May 27, 2011. The day that a true freethinker left the building. We’re all poorer for it.
My words just won’t hit the mark, here. When someone of the importance and stature of Gil Scott-Heron passes, you want to look to people with the intelligence, heart and insight of the man himself to capture the situation.
The last time I saw Gil Scott-Heron was at the Blue Note in NYC. I was alone, sitting right below the mic – and I witnessed a spellbinding couple of hours. No longer the angry young man, but no less powerful for it, he played the stripped down set that the last few years have seen as his standard. He sang with the same passion, the same intensity, but with a fragility which added another dimension of power to the lyrics.

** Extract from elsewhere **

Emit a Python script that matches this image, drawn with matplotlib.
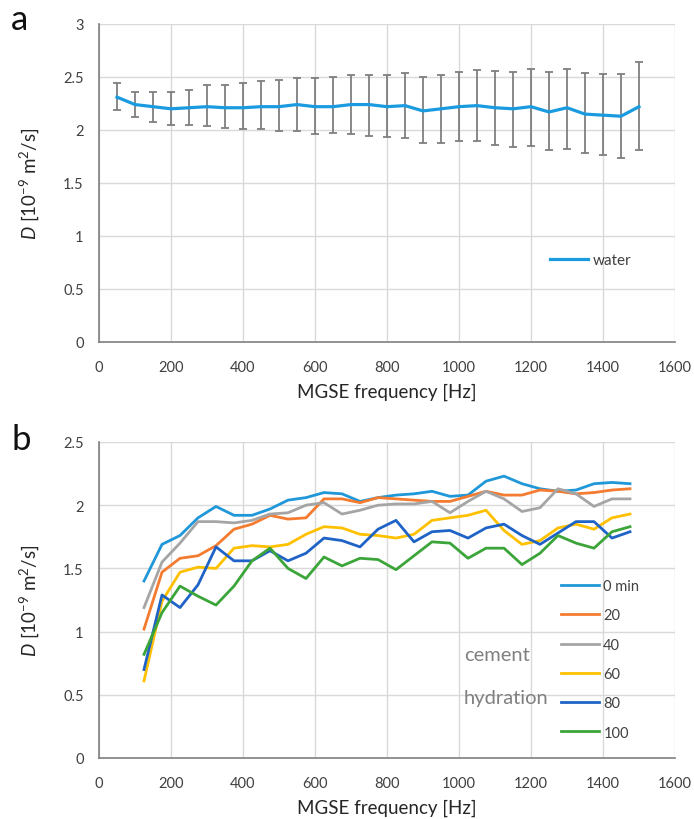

He told a story about Stevie Wonder – a story which seems particularly relevant today. Gil Scott-Heron joined Stevie Wonder for series of concerts at the centre of the campaign to recognise Martin Luther-King with a public holiday – a series of events which Gil Scott-Heron chronicled in the unpublished book ‘The Last Holiday’. He told the story of Stevie Wonder, just as he’s about to go on stage to perform the headline set, hearing the news of John Lennon’s death. He told of Stevie’s true sadness, and his difficulty to decide on the right thing to do. In the days before mobile communication, the audience would be oblivious to the news, but this was someone who Stevie saw as a friend. He took the decision to play on, and to not mention the news to the crowd until the end. He told of the heartbreaking moment, at the end of the set, when Stevie stood in front of the audience, and informed them of the passing of his friend. He told of the tears streaking Stevie’s cheeks as he shared his own personal thoughts. And here, Gil Scott-Heron used one line to articulate how Stevie spoke to the audience. One word which spoke of the admiration that Gil Scott-Heron had for Stevie’s ability to connect with the audience, to speak from the heart, and to open up to his inner feelings:
‘Hearing Stevie speak – it was like jazz’.
When Gil Scott-Heron had a story to tell, you listened. When he saw social injustice, he tackled it. When he shared his innermost thoughts, you drank it up. When he sang, he owned the room.
When Gil Scott-Heron spoke, ‘it was like jazz’.